For three years, Mallory Paige and her dog Baylor traveled the country in a cherry red VW van. Now, they travel a little lighter: by motorcycle (for Mallory) and sidecar (for Baylor) for a year-long project, Operation Moto Dog.
Here’s their story:
I have a vision of the adventurer I want to become. Part Laura Ingalls Wilder, part Jacques Cousteau, and a healthy dose of Shackleton. Resourceful, adventurous, capable. The type of person who goes deep into the wild with confidence, and comes out alive on the other side. Who has a varied skill set and a flexible paradigm. Who knows which tool is best for the job and how to make do when that tool’s not available.
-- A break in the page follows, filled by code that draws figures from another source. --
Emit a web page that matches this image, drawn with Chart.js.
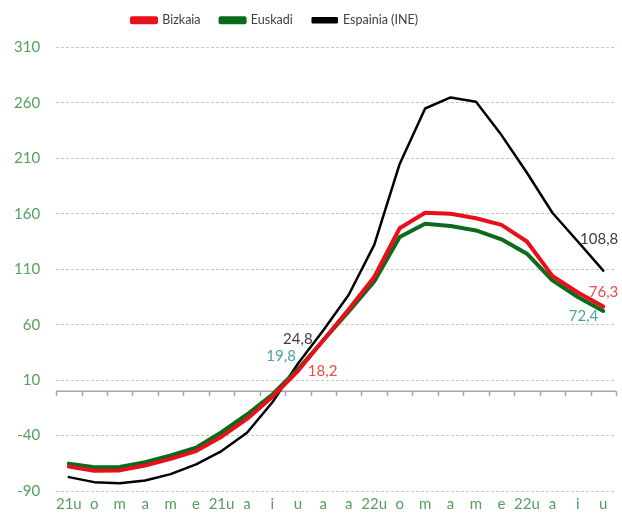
<!DOCTYPE html>
<html>
<head>
<meta charset="utf-8">
<script src="https://cdn.jsdelivr.net/npm/chart.js@4.4.0/dist/chart.umd.min.js"></script>
<style>
  body { margin: 0; background: #fff; }
</style>
</head>
<body>
<canvas id="chart-line" width="622" height="516"></canvas>
<script>
// hilabeteak (2021 urtarrila - 2022 urria)
const months = ['21u', 'o', 'm', 'a', 'm', 'e', '21u', 'a', 'i', 'u', 'a', 'a',
                '22u', 'o', 'm', 'a', 'm', 'e', '22u', 'a', 'i', 'u'];

const bizkaia  = [-68, -71.7, -71.4, -67, -61, -54, -41, -25, -5, 18.2, 46, 74,
                  103, 147, 161, 160, 156, 150, 135, 104, 89, 76.3];
const euskadi  = [-65.3, -68.6, -68.3, -64, -58, -51, -37, -21, -3, 19.8, 46, 72,
                  99, 139, 151, 149, 145, 137, 124, 100, 85, 72.4];
const espainia = [-77.5, -82, -83, -80.5, -74.8, -66, -54, -37.5, -10, 24.8, 55, 87,
                  132, 205, 255, 265, 261, 231, 197, 161, 135, 108.8];

const yMin = -90;
const yMax = 310;
const yStep = 50;

const green = '#55a05f';

// legendaren azpian tartea + ezkerrerantz mugitu
const legendSpace = {
    id: 'legendSpace',
    beforeInit(chart) {
        const fitValue = chart.legend.fit;
        chart.legend.fit = function fit() {
            fitValue.bind(chart.legend)();
            this.height += 11;
        };
    },
    afterLayout(chart) {
        chart.legend.left -= 32;
        chart.legend.right -= 32;
    }
};

// ardatza 0 balioan, marka txikiekin
const zeroAxis = {
    id: 'zeroAxis',
    beforeDatasetsDraw(chart) {
        const ctx = chart.ctx;
        const x = chart.scales.x;
        const y0 = chart.scales.y.getPixelForValue(0);
        ctx.save();
        ctx.strokeStyle = '#a6a6a6';
        ctx.lineWidth = 1.5;
        ctx.beginPath();
        ctx.moveTo(x.left, y0);
        ctx.lineTo(x.right, y0);
        for (let i = 0; i <= months.length; i++) {
            const px = Math.round(x.getPixelForValue(i - 0.5)) + 0.5;
            ctx.moveTo(px, y0);
            ctx.lineTo(px, y0 + 5);
        }
        ctx.stroke();
        ctx.restore();
    }
};

// datu etiketak
const labelSpots = [
    { ds: 2, i: 9,  color: '#404040', align: 'center', dx: 0,  dy: -25 },
    { ds: 1, i: 9,  color: '#4aa3a3', align: 'right',  dx: -2, dy: -13 },
    { ds: 0, i: 9,  color: '#f04a4a', align: 'left',   dx: 10, dy: 0 },
    { ds: 2, i: 21, color: '#404040', align: 'right',  dx: 15, dy: -31 },
    { ds: 0, i: 21, color: '#f04a4a', align: 'right',  dx: 15, dy: -14 },
    { ds: 1, i: 21, color: '#4aa3a3', align: 'right',  dx: -5, dy: 5 }
];

const valueLabels = {
    id: 'valueLabels',
    afterDatasetsDraw(chart) {
        const ctx = chart.ctx;
        ctx.save();
        ctx.font = '15px Lato';
        ctx.textBaseline = 'middle';
        labelSpots.forEach(s => {
            const pt = chart.getDatasetMeta(s.ds).data[s.i];
            const v = chart.data.datasets[s.ds].data[s.i];
            ctx.fillStyle = s.color;
            ctx.textAlign = s.align;
            ctx.fillText(v.toFixed(1).replace('.', ','), pt.x + s.dx, pt.y + s.dy);
        });
        ctx.restore();
    }
};

window.onload = function(){

    let myChart = new Chart(
        document.getElementById('chart-line'),
        {
            type: 'line',
            data: {
                labels: months,
                datasets: [
                    {
                        label: 'Bizkaia',
                        data: bizkaia,
                        borderColor: '#e8101a',
                        backgroundColor: '#e8101a',
                        borderWidth: 4
                    },
                    {
                        label: 'Euskadi',
                        data: euskadi,
                        borderColor: '#0b6b1c',
                        backgroundColor: '#0b6b1c',
                        borderWidth: 4
                    },
                    {
                        label: 'Espainia (INE)',
                        data: espainia,
                        borderColor: '#000000',
                        backgroundColor: '#000000',
                        borderWidth: 2.5
                    }
                ]
            },
            options: {
                responsive: false,
                animation: false,
                elements: {
                    point: { radius: 0 },
                    line: { tension: 0, borderCapStyle: 'round', borderJoinStyle: 'round' }
                },
                layout: {
                    padding: { left: -2, right: 6, top: -6, bottom: 0 }
                },
                scales: {
                    x: {
                        offset: true,
                        grid: { display: false, drawTicks: false },
                        border: { display: false },
                        ticks: {
                            autoSkip: false,
                            maxRotation: 0,
                            padding: 4,
                            color: green,
                            font: { family: 'Lato', size: 15 }
                        },
                        afterFit(scale) {
                            scale.height = 21;
                        }
                    },
                    y: {
                        min: yMin,
                        max: yMax,
                        border: { display: false, dash: [3, 2] },
                        grid: {
                            color: '#b5d6b5',
                            drawTicks: false
                        },
                        ticks: {
                            stepSize: yStep,
                            padding: 16,
                            color: green,
                            font: { family: 'Lato', size: 15 }
                        }
                    }
                },
                plugins: {
                    legend: {
                        position: 'top',
                        labels: {
                            boxWidth: 24,
                            boxHeight: 4,
                            padding: 20,
                            color: '#404040',
                            font: { family: 'Lato', size: 12.5 }
                        }
                    },
                    tooltip: { enabled: false }
                }
            },
            plugins: [legendSpace, zeroAxis, valueLabels]
        }
    );
}
</script>
</body>
</html>
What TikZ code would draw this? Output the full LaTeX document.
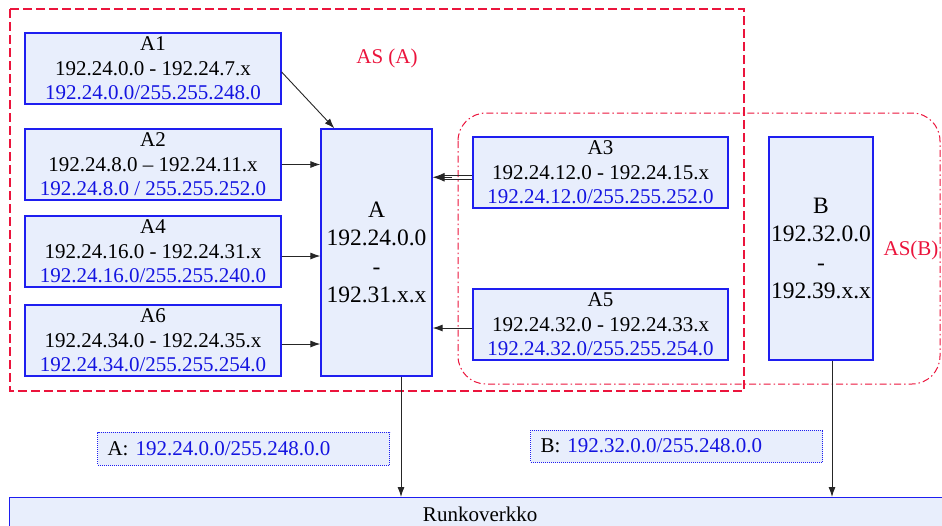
\documentclass[tikz,border=0pt]{standalone}
\usepackage{fontspec}
\setmainfont{Liberation Serif}
\usetikzlibrary{arrows.meta}
\definecolor{boxfill}{RGB}{232,238,252}
\definecolor{boxline}{RGB}{30,30,240}
\definecolor{netblue}{RGB}{20,20,225}
\definecolor{asred}{RGB}{235,20,60}
\begin{document}
\begin{tikzpicture}[x=1pt, y=-1pt,
		subnet/.style={draw=boxline, line width=1.3pt, fill=boxfill, inner sep=0pt,
			minimum width=256pt, minimum height=71pt, align=center,
			font=\fontsize{21}{24.5}\selectfont},
		router/.style={subnet, minimum width=111pt, minimum height=247pt,
			font=\fontsize{23.5}{28.5}\selectfont},
		route/.style={draw=boxline, densely dotted, line width=1pt, fill=boxfill,
			minimum height=33pt, text width=272pt, inner xsep=10pt, align=left,
			font=\fontsize{21}{24}\selectfont},
		link/.style={draw=black!85, line width=0.9pt, -{Latex[length=10pt,width=7pt]}},
		astext/.style={text=asred, font=\fontsize{21}{24}\selectfont}]
		\useasboundingbox (0,0) rectangle (942,525);
		% autonomous systems
		\draw[asred, line width=1.2pt, dash pattern=on 9pt off 4pt] (10,9) rectangle (744,391);
		\draw[asred, line width=1pt, rounded corners=28pt,
			dash pattern=on 7pt off 3pt on 1.5pt off 3pt] (458,113) rectangle (940,384);
		\node[astext] (asa) at (387,58) {AS (A)};
		\node[astext] (asb) at (911,250) {AS(B)};
		% subnets of A
		\node[subnet] (a1) at (153,68.5) {A1\\192.24.0.0 - 192.24.7.x\\\textcolor{netblue}{192.24.0.0/255.255.248.0}};
		\node[subnet] (a2) at (153,164.5) {A2\\192.24.8.0 -- 192.24.11.x\\\textcolor{netblue}{192.24.8.0 / 255.255.252.0}};
		\node[subnet] (a4) at (153,251.5) {A4\\192.24.16.0 - 192.24.31.x\\\textcolor{netblue}{192.24.16.0/255.255.240.0}};
		\node[subnet] (a6) at (153,340.5) {A6\\192.24.34.0 - 192.24.35.x\\\textcolor{netblue}{192.24.34.0/255.255.254.0}};
		\node[subnet, minimum width=255pt] (a3) at (600.5,172.5) {A3\\192.24.12.0 - 192.24.15.x\\\textcolor{netblue}{192.24.12.0/255.255.252.0}};
		\node[subnet, minimum width=255pt] (a5) at (600.5,324.5) {A5\\192.24.32.0 - 192.24.33.x\\\textcolor{netblue}{192.24.32.0/255.255.254.0}};
		% routers
		\node[router] (ra) at (376.5,252.5) {A\\192.24.0.0\\-\\192.31.x.x};
		\node[router, minimum width=104pt, minimum height=223pt] (rb) at (821,248.5) {B\\192.32.0.0\\-\\192.39.x.x};
		% backbone
		\node[subnet, minimum width=941pt, minimum height=34pt, anchor=north west] (runko) at (9,497) {Runkoverkko};
		\node[route] (ra-route) at (243.5,448.5) {A: \textcolor{netblue}{192.24.0.0/255.248.0.0}};
		\node[route, minimum height=32pt] (rb-route) at (676.5,446) {B: \textcolor{netblue}{192.32.0.0/255.248.0.0}};
		% links
		\draw[link] ([yshift=-3.5pt]a1.east) -- ([xshift=14pt]ra.north west);
		\draw[link] (a2.east) -- (a2.east -| ra.west);
		\draw[link] ([yshift=-4.5pt]a4.east) -- ([yshift=-4.5pt]a4.east -| ra.west);
		\draw[link] ([yshift=-3.5pt]a6.east) -- ([yshift=-3.5pt]a6.east -| ra.west);
		\draw[link] ([yshift=-3.5pt]a5.west) -- ([yshift=-3.5pt]a5.west -| ra.east);
		\draw[black!85, line width=0.9pt] ([yshift=-6.5pt]a3.west) -- ([yshift=-6.5pt,xshift=10pt]a3.west -| ra.east);
		\draw[black!85, line width=0.9pt] ([yshift=-3pt]a3.west) -- ([yshift=-3pt,xshift=10pt]a3.west -| ra.east);
		\draw[link, -{Latex[length=12pt,width=9pt]}] ([yshift=-4.75pt,xshift=-20pt]a3.west) -- ([yshift=-4.75pt]a3.west -| ra.east);
		\draw[link] ([xshift=24.5pt]ra.south) -- ([xshift=24.5pt]ra.south |- runko.north);
		\draw[link] ([xshift=11pt]rb.south) -- ([xshift=11pt]rb.south |- runko.north);
	\end{tikzpicture}
\end{document}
I’m not there yet, but there’s always tomorrow.
What am I capable of that I don’t know yet? What are my limits? Can I truly enjoy my own company for an entire year? Am I equal to everything traveling across North America on a motorcycle-sidecar will throw at me?
Will I love the adventure, with its long-term time frame, its relentless challenges, its constant call for vulnerability, ingenuity and growth? At age thirty-one I intend to find out.
Thinking it over, I realized these 4 main principles have helped me go from zero to adventure:
1. Kaizen for Life
When I first heard of kaizen from my friend Alexandra, I immediately fell in love. More than just being the Japanese word for “improvement,” kaizen is a practice of continual growth being used by athletes, scholars and regular folks around the world — and something I’d been doing for years without even realizing it. Kaizen is the very reason I commit to big goals.
When I live in the framework of kaizen, it reminds me that moving on to the next thing — with thought and intention — is a good thing. The goal of life is not to become stagnant, but to appreciate that life is change. Even though change can be challenging, uncomfortable and stressful in the moment, ultimately it’s where the richest lessons and experiences lie.
2. Cultivate a Can-Do Community
During the months leading up to Operation Moto Dog, all of the riders and experts I spoke with told me my trip couldn’t be done. That I’d never be able to attach the sidecar to the motorcycle. That even if I did, I’d need to wait until I had several years riding experience before I left for Alaska.
These people truly meant well, and I know they thought they were giving me their best advice, but they’re not part of my can-do community. In contrast, can-doers are the group of people who actively helped me solve problems and work towards my dreams. They are realistic and know my aspirations won’t be easy to fulfill, but they have faith that with handwork and determination, what I dream is doable.
When I run into people who are more you can’t than you can, I thank them for the advice and ignore them completely. It won’t be easy, but it will be worth it.
3. Make Your Own Definition of Success
Defining success is such an important, and often overlooked, part of my adventures. Without setting this part up, I have no metric with which to judge the journey. For me, I’ve decided success is not about perfection or flawless execution; instead, success equals trying.
No longer am I frozen by perfectionism. I just launch into action, and I’m already on the way to succeeding. It’s a freeing and exciting concept that has taken me from just thinking about an adventure to actively pursuing it.
4. Don’t Make Decisions Based on Ego
This principle changed my life. Whenever I find myself hesitating over a decision, I ask myself if it’s coming from a place of fear or ego. The choice can be as small as, am I checking Instagram again for a good reason or simply because of ego? Or it can be as big as, am I worried about moving ahead with this adventure not because it doesn’t align with who I am, but because I’m afraid of what people will think?
Asking myself these questions allows me to take a step back, analyze my decisions with a bit of perspective, and commit to what I’m going to do with a newfound sense of peace.
Every day we have a choice: to look for the good. To see opportunities in obstacles. This seemingly little decision to take charge of my attitude changed the entire course of my life. I went from mourning the unexpected end of a relationship to touring the country in a vintage van, from having never left the USA to traveling solo across foreign lands, from zero motorcycle experience to driving across North America.
I don’t need to be fearless. I don’t need to have it all figured out. I just need to jump in and go for it. And if nothing else, I need to remember this: I have a choice.
I’ve been on the road for more than 200 days. More than half a year. Less than .1% of my life.
A huge chunk.
A minuscule speck.
It just depends on the perspective with which you view it.